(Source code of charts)
◆ ◆ ◆
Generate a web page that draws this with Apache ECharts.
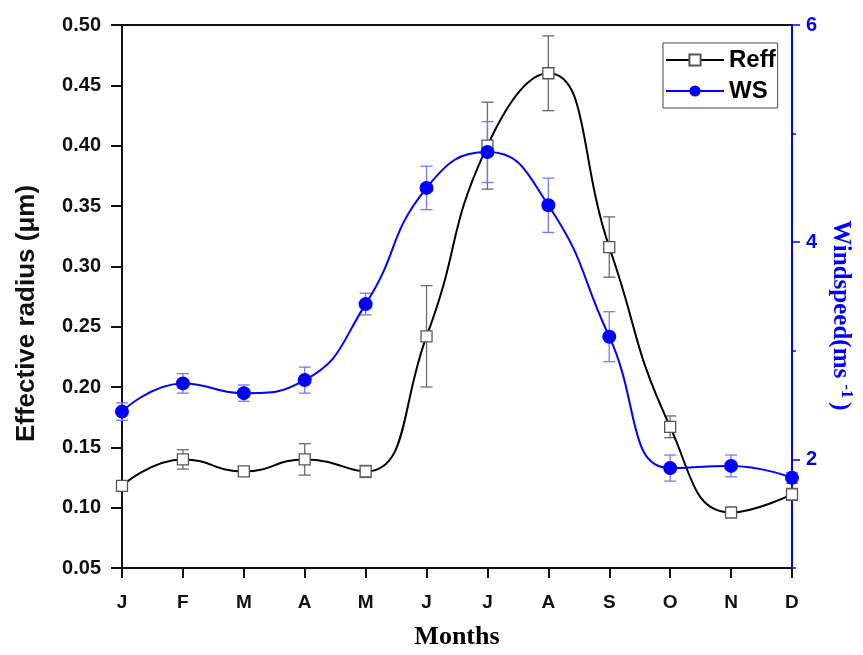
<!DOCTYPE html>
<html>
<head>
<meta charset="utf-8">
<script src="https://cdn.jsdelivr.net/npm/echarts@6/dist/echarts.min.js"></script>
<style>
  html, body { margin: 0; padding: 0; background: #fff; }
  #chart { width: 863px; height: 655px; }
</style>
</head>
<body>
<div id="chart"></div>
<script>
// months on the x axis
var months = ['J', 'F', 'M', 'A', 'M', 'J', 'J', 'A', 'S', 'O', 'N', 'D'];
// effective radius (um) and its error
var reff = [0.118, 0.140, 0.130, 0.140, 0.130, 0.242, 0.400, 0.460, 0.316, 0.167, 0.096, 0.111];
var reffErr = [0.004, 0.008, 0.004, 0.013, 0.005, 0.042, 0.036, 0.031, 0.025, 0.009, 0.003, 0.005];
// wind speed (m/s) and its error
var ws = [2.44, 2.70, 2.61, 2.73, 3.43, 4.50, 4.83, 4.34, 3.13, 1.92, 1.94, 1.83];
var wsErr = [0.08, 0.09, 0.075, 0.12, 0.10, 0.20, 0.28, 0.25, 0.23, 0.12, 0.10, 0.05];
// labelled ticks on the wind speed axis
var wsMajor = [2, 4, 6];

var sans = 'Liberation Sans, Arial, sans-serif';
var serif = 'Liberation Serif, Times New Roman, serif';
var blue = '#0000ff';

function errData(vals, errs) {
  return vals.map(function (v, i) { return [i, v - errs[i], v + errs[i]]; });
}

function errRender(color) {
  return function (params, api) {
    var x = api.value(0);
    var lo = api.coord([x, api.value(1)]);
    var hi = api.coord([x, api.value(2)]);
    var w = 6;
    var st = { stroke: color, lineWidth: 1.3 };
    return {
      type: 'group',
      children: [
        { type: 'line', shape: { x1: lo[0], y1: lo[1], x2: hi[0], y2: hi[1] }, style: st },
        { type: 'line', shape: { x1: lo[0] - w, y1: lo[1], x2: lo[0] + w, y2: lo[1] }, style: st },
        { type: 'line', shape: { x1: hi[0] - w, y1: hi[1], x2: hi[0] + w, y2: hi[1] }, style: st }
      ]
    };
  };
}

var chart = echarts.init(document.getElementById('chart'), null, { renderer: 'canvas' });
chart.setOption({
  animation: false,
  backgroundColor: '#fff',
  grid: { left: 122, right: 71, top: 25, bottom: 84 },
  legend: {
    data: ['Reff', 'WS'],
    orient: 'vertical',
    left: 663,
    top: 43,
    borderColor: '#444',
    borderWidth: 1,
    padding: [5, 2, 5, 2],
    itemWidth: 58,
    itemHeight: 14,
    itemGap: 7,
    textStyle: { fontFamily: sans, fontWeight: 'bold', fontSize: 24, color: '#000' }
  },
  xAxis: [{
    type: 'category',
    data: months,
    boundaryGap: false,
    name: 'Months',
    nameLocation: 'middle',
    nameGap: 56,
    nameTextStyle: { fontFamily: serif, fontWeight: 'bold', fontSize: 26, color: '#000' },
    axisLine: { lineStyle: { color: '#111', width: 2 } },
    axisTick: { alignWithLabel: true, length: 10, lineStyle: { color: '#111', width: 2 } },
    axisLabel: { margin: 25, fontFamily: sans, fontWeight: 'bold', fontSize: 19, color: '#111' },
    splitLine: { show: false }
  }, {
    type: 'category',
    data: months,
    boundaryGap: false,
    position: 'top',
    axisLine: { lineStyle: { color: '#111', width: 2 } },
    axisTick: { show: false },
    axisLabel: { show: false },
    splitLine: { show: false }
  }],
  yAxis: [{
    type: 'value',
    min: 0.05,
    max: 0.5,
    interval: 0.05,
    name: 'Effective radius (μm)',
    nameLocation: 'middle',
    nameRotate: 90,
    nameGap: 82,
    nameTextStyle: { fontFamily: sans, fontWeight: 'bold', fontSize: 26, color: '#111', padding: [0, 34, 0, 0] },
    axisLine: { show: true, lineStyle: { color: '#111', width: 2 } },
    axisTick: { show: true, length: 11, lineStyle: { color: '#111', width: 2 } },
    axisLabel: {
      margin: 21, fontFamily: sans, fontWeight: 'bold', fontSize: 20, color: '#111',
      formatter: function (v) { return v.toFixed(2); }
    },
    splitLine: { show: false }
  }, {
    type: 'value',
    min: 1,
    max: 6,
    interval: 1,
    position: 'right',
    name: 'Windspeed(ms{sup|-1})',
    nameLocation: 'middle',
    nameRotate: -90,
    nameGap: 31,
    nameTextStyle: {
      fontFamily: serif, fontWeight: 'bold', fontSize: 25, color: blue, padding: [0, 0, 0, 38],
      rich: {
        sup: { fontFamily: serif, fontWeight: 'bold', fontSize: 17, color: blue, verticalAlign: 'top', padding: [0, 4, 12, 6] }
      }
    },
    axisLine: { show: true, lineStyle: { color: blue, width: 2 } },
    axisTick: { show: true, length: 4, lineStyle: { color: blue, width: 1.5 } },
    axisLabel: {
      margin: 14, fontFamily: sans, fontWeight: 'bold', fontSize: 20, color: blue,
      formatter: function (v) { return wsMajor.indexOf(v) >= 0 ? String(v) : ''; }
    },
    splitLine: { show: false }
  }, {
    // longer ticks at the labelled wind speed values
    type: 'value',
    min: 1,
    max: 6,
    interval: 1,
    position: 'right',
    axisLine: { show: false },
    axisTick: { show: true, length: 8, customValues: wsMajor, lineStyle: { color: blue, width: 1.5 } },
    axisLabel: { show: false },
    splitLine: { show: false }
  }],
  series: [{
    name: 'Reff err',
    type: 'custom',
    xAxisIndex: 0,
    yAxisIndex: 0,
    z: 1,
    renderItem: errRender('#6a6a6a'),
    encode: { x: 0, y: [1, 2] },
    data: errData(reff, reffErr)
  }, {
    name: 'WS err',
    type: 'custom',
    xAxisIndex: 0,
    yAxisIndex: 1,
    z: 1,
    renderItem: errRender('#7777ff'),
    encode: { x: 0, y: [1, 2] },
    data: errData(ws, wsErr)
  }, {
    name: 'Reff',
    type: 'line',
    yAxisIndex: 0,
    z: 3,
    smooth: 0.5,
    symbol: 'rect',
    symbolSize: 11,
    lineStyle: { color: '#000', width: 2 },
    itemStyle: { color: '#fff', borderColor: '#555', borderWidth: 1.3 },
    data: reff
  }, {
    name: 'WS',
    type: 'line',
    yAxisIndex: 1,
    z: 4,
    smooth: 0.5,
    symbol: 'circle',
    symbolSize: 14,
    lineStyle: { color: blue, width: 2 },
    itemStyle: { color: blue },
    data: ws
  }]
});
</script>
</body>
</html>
◆ ◆ ◆
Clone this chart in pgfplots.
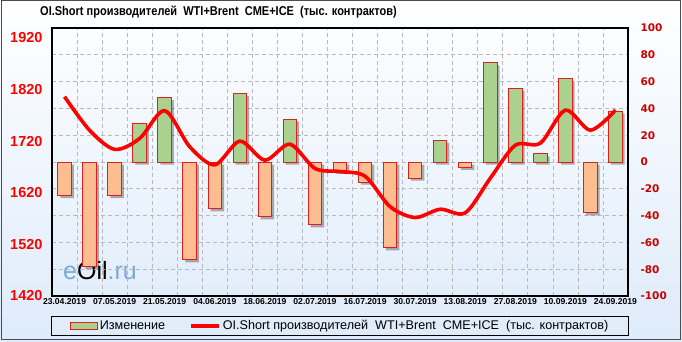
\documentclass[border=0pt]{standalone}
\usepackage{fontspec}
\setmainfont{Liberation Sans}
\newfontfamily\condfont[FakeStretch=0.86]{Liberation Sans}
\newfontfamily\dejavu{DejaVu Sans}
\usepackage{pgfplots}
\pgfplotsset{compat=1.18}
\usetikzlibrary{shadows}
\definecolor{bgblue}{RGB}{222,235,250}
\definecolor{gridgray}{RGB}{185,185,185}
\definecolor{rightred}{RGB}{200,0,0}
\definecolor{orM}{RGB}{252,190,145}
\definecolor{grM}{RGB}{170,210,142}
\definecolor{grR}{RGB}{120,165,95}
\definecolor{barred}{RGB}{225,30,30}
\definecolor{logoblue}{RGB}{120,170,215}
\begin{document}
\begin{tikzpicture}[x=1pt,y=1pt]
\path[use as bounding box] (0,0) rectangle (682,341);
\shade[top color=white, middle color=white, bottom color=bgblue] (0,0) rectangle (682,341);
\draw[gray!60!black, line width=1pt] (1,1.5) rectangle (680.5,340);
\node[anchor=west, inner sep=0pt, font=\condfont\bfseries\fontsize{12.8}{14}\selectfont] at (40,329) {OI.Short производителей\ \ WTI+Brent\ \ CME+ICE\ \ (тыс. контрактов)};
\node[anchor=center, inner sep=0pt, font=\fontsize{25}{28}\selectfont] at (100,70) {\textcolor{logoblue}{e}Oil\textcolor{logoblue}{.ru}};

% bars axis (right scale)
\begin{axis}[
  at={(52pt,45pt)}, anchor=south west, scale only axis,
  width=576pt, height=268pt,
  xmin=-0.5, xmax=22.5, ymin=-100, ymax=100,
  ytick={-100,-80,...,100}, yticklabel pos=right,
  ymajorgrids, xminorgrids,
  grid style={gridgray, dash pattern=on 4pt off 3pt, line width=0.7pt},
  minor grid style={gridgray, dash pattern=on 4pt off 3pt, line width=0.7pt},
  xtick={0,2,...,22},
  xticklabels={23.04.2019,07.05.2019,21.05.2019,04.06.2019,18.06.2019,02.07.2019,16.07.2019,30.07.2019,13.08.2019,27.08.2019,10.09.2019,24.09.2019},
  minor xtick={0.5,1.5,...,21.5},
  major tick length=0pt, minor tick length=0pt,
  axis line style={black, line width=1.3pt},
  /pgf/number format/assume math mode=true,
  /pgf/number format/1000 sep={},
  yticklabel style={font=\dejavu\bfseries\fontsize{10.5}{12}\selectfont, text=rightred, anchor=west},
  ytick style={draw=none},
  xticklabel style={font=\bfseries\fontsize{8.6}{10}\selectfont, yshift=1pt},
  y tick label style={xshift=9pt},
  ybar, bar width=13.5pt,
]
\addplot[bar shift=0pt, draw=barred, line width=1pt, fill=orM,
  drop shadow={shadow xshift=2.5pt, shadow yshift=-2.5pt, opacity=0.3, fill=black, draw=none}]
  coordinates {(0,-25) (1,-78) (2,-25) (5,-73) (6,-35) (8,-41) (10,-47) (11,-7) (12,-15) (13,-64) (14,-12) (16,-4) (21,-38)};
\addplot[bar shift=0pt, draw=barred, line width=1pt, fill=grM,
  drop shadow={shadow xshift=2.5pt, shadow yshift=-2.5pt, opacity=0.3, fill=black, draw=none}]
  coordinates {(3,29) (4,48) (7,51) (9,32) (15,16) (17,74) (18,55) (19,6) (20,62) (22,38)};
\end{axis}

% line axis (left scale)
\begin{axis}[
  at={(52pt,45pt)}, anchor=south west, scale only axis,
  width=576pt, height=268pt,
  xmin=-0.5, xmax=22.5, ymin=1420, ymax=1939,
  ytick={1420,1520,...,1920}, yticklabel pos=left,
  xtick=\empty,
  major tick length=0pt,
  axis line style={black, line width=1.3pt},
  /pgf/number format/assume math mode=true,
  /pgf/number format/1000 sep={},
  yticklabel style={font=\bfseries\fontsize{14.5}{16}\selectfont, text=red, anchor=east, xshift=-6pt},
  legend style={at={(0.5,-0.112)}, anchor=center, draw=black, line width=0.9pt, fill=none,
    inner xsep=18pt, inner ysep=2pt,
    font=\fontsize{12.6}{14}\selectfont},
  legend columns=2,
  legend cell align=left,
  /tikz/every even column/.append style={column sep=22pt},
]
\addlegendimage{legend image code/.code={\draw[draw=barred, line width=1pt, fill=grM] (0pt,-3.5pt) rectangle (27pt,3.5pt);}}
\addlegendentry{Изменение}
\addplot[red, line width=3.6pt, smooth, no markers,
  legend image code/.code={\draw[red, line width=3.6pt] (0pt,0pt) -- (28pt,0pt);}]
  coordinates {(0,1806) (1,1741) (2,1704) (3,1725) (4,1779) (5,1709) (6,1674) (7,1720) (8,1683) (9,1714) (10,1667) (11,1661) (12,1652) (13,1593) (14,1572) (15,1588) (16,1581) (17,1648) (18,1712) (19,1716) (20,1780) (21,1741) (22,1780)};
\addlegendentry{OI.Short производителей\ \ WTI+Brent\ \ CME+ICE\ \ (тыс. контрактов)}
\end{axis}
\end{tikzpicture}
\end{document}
◆ ◆ ◆
__EXERCISE__
Determine how many of the lines above hold the word "this", and output that number by itself.

__EXERCISE RESULT__
2